Reply with the count of lines holding "that", nothing more.

┌──

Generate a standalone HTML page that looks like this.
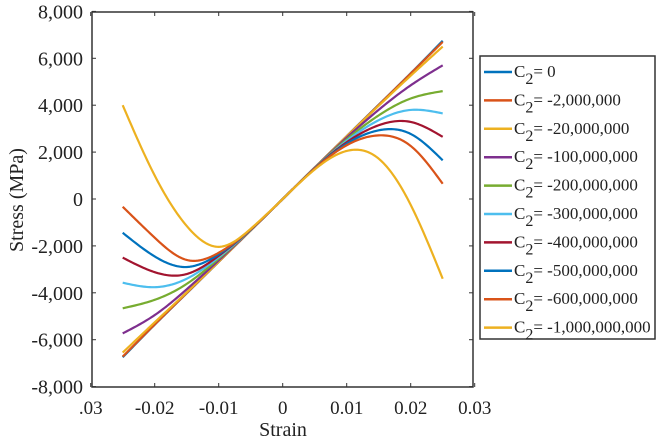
<!DOCTYPE html>
<html><head><meta charset="utf-8"><style>
body{margin:0;background:#fff}
svg{display:block;font-family:"Liberation Serif",serif}
</style></head><body>
<svg id="chart" width="660" height="441">
<g id="axes"></g><g id="series"></g><g id="legend"></g>
</svg>
<script>
const xs = [-0.025,-0.02,-0.015,-0.01,-0.005,0,0.005,0.01,0.015,0.02,0.025];
const labels = ["0","-2,000,000","-20,000,000","-100,000,000","-200,000,000","-300,000,000","-400,000,000","-500,000,000","-600,000,000","-1,000,000,000"];
const colors = ["#0072BD","#D95319","#EDB120","#7E2F8E","#77AC30","#4DBEEE","#A2142F","#0072BD","#D95319","#EDB120"];
const s0 = [-6750,-5360,-4020,-2680,-1340,0,1340,2680,4020,5360,6750];
const s1 = [-6720,-5350,-4010,-2675,-1340,0,1340,2675,4010,5350,6700];
const s2 = [-6550,-5260,-3980,-2667,-1338,0,1338,2667,3977,5258,6500];
const s3 = [-5730,-4950,-3850,-2616,-1332,0,1332,2616,3804,4848,5700];
const s4 = [-4660,-4300,-3620,-2546,-1323,0,1323,2546,3566,4285,4600];
const s5 = [-3570,-3760,-3400,-2485,-1316,0,1316,2485,3361,3798,3650];
const s6 = [-2500,-3120,-3200,-2421,-1308,0,1308,2421,3145,3286,2650];
const s7 = [-1440,-2450,-2900,-2357,-1300,0,1300,2357,2929,2774,1650];
const s8 = [-330,-1650,-2600,-2293,-1292,0,1292,2293,2713,2262,650];
const s9 = [4000,1000,-1150,-2040,-1270,0,1259,2050,1720,-250,-3400];
const series = [s0,s1,s2,s3,s4,s5,s6,s7,s8,s9];
const xTicks = [-0.03,-0.02,-0.01,0,0.01,0.02,0.03];
const xTickLabels = [".03","-0.02","-0.01","0","0.01","0.02","0.03"];
const yTicks = [-8000,-6000,-4000,-2000,0,2000,4000,6000,8000];
const yTickLabels = ["-8,000","-6,000","-4,000","-2,000","0","2,000","4,000","6,000","8,000"];

const L=92,R=473,T=12,B=387;
const sx=v=>282.7+v*6400;
const sy=v=>199-v*(46.9/2000);
const NS="http://www.w3.org/2000/svg";
function mk(tag,attrs,parent){const e=document.createElementNS(NS,tag);for(const k in attrs)e.setAttribute(k,attrs[k]);parent.appendChild(e);return e;}
const axes=document.getElementById('axes');
const box=mk('rect',{x:L,y:T,width:R-L,height:B-T,fill:'none',stroke:'#333','stroke-width':1.5},axes);


xTicks.forEach((v,i)=>{
  const x=sx(v);
  mk('line',{x1:x,y1:B,x2:x,y2:B-4,stroke:'#333'},axes);
  mk('line',{x1:x,y1:T,x2:x,y2:T+4,stroke:'#333'},axes);
  const t=mk('text',{x:x,y:414,'text-anchor':'middle','font-size':19,fill:'#222'},axes);
  t.textContent=xTickLabels[i];
  
  
});
yTicks.forEach((v,i)=>{
  const y=sy(v);
  mk('line',{x1:L,y1:y,x2:L+4,y2:y,stroke:'#333'},axes);
  mk('line',{x1:R,y1:y,x2:R-4,y2:y,stroke:'#333'},axes);
  const t=mk('text',{x:83,y:y+7,'text-anchor':'end','font-size':20,fill:'#222'},axes);
  t.textContent=yTickLabels[i];
  
  
});
const xt=mk('text',{x:283,y:436,'text-anchor':'middle','font-size':20,fill:'#222'},axes);
xt.textContent='Strain';


const yt=mk('text',{x:0,y:0,'text-anchor':'middle','font-size':20,fill:'#222',transform:'translate(23,200) rotate(-90)'},axes);
yt.textContent='Stress (MPa)';



function spline(xv,yv){
  const n=xv.length, h=[], a=[], l=[1], mu=[0], z=[0], c=new Array(n).fill(0), b=[], d=[];
  for(let i=0;i<n-1;i++)h.push(xv[i+1]-xv[i]);
  for(let i=1;i<n-1;i++)a[i]=3/h[i]*(yv[i+1]-yv[i])-3/h[i-1]*(yv[i]-yv[i-1]);
  for(let i=1;i<n-1;i++){l[i]=2*(xv[i+1]-xv[i-1])-h[i-1]*mu[i-1];mu[i]=h[i]/l[i];z[i]=(a[i]-h[i-1]*z[i-1])/l[i];}
  for(let j=n-2;j>=0;j--){c[j]=(j===0?0:z[j]-mu[j]*c[j+1]);b[j]=(yv[j+1]-yv[j])/h[j]-h[j]*(c[j+1]+2*c[j])/3;d[j]=(c[j+1]-c[j])/(3*h[j]);}
  c[0]=0;
  b[0]=(yv[1]-yv[0])/h[0]-h[0]*(c[1])/3;d[0]=c[1]/(3*h[0]);
  return x=>{let j=Math.min(n-2,Math.max(0,xv.findIndex((v,i)=>i<n-1&&x<=xv[i+1])));if(j<0)j=n-2;const t=x-xv[j];return yv[j]+b[j]*t+c[j]*t*t+d[j]*t*t*t;};
}
const sg=document.getElementById('series');
for(let k=0;k<series.length;k++){
  const f=spline(xs,series[k]);
  const x0=xs[0],x1=xs[xs.length-1];
  let dstr='';
  for(let s=0;s<=200;s++){const x=x0+(x1-x0)*s/200;dstr+=(s?'L':'M')+sx(x).toFixed(2)+','+sy(f(x)).toFixed(2);}
  const p=mk('path',{d:dstr,fill:'none',stroke:colors[k],'stroke-width':2.2,'stroke-linejoin':'round'},sg);
  
  
}
const lg=document.getElementById('legend');
const lb=mk('rect',{x:480,y:56,width:175,height:283,fill:'#fff',stroke:'#333','stroke-width':1.5},lg);


labels.forEach((lab,i)=>{
  const y=72+i*28.4;
  const g=mk('g',{},lg);
  
  
  mk('line',{x1:484,y1:y,x2:512,y2:y,stroke:colors[i],'stroke-width':2.5},g);
  const t=mk('text',{x:514,y:y+5,'font-size':17,fill:'#222'},g);
  t.innerHTML='C<tspan dy="7" font-size="16">2</tspan><tspan dy="-7">= '+lab+'</tspan>';
});
</script>
</body></html>
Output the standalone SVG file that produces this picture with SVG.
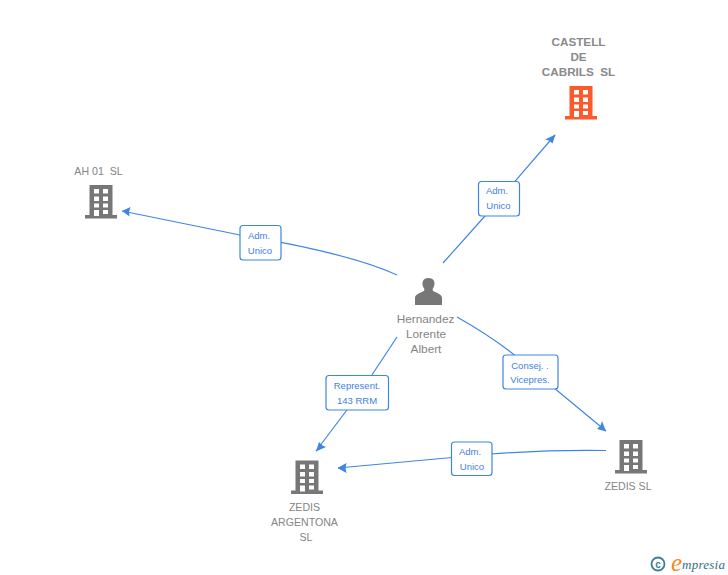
<svg xmlns="http://www.w3.org/2000/svg" width="728" height="575" viewBox="0 0 728 575">
<style>
.c{fill:none;stroke:#3f85e6;stroke-width:1.2}
.h{fill:#3f85e6;stroke:none}
.b{fill:#fff;stroke:#3f85e6;stroke-width:1.2}
.l{font:9.5px "Liberation Sans",Arial,sans-serif;fill:#3f7fe0;text-anchor:middle}
.n{font:11.2px "Liberation Sans",Arial,sans-serif;fill:#848484;text-anchor:middle}
.t{font-weight:bold;font-size:11.7px;fill:#8a8a8a}
.s{font-size:10.6px}
.w{font-size:11.8px}
</style>
<defs>
<path id="bld" fill-rule="evenodd" d="M4.500 0H27.500V30H32V33.500H0V30H4.500ZM9 4V8.500H14V4ZM18 4V8.500H23V4ZM9 11.500V16H14V11.500ZM18 11.500V16H23V11.500ZM9 18.500V22.500H14V18.500ZM18 18.500V22.500H23V18.500ZM9 25V31H14V25ZM18 25V29H23V25Z"/>
</defs>
<g id="connectors">
<path class="c" d="M397 275C360 258 300 245 240 235L122 211"/>
<path class="h" d="M122 211L130.500 207L129 212L129.500 216.500Z"/>
<path class="c" d="M443 263L485 216L555 135"/>
<path class="h" d="M555.500 134.500L552.500 143.500L549 140.500L545 139.500Z"/>
<path class="c" d="M397 337L362 390L316 451"/>
<path class="h" d="M316 451.500L319 442L322.500 445.500L326 447Z"/>
<path class="c" d="M457 317C480 330 510 350 530 368L606 431"/>
<path class="h" d="M606 431.500L597 429L600.500 425.500L602 421Z"/>
<path class="c" d="M606 450.500C570 450 530 451 490 454L338 468"/>
<path class="h" d="M337.500 468L346.500 463L345.500 468L346.500 473Z"/>
</g>
<g id="edge-label-1"><rect class="b" x="240" y="225.500" width="41" height="34.500" rx="3"/><text class="l" x="259" y="239">Adm.</text><text class="l" x="260" y="254">Unico</text></g>
<g id="edge-label-2"><rect class="b" x="478.500" y="181.500" width="41" height="34.500" rx="3"/><text class="l" x="497" y="194">Adm.</text><text class="l" x="498.500" y="209">Unico</text></g>
<g id="edge-label-3"><rect class="b" x="326" y="375.500" width="62.500" height="34.500" rx="3"/><text class="l" x="357" y="389">Represent.</text><text class="l" x="357" y="404">143 RRM</text></g>
<g id="edge-label-4"><rect class="b" x="503" y="355" width="55" height="34" rx="3"/><text class="l" x="530" y="368.500">Consej. .</text><text class="l" x="530" y="383">Vicepres.</text></g>
<g id="edge-label-5"><rect class="b" x="451.500" y="442" width="40.500" height="33.500" rx="3"/><text class="l" x="470" y="455">Adm.</text><text class="l" x="472" y="470">Unico</text></g>
<g id="node-castell">
<text class="n t" x="578.500" y="46">CASTELL</text><text class="n t" x="578.500" y="61">DE</text><text class="n t" x="578.500" y="76" xml:space="preserve">CABRILS  SL</text>
<use href="#bld" x="565" y="86" fill="#fb5a2d"/>
</g>
<g id="node-ah01">
<text class="n s" x="98.500" y="175" xml:space="preserve">AH 01  SL</text>
<use href="#bld" x="85" y="185" fill="#777"/>
</g>
<g id="node-person">
<path fill="#777" d="M415 305V298C415 295 418 293.500 423 291.500C425 290.500 424.500 289 423.500 287.500C421.500 284 422 278 428.500 278C435 278 435.500 284 433.500 287.500C432.500 289 432 290.500 434 291.500C439 293.500 442 295 442 298V305Z"/>
<text class="n w" x="425.500" y="323">Hernandez</text><text class="n w" x="426" y="338">Lorente</text><text class="n w" x="426" y="353">Albert</text>
</g>
<g id="node-zedis-argentona">
<use href="#bld" x="291" y="460.500" fill="#777"/>
<text class="n s" x="304.500" y="511">ZEDIS</text><text class="n s" x="304.500" y="526">ARGENTONA</text><text class="n s" x="306" y="541">SL</text>
</g>
<g id="node-zedis">
<use href="#bld" x="615" y="440" fill="#777"/>
<text class="n s" x="628" y="490">ZEDIS SL</text>
</g>
<g id="logo">
<circle cx="658" cy="564" r="6.500" fill="none" stroke="#3d7f92" stroke-width="1.800"/>
<text x="658" y="567.500" font-family="'Liberation Sans',sans-serif" font-size="10" font-weight="bold" fill="#3d7f92" text-anchor="middle">c</text>
<text x="671" y="571" font-family="'Liberation Serif',serif" font-size="25" font-style="italic" fill="#f08a24">e</text>
<text x="682" y="569" font-family="'Liberation Serif',serif" font-size="13" font-style="italic" fill="#2f6f86" textLength="43">mpresia</text>
</g>
</svg>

└──

- [FINISHED EXERCISE]: 2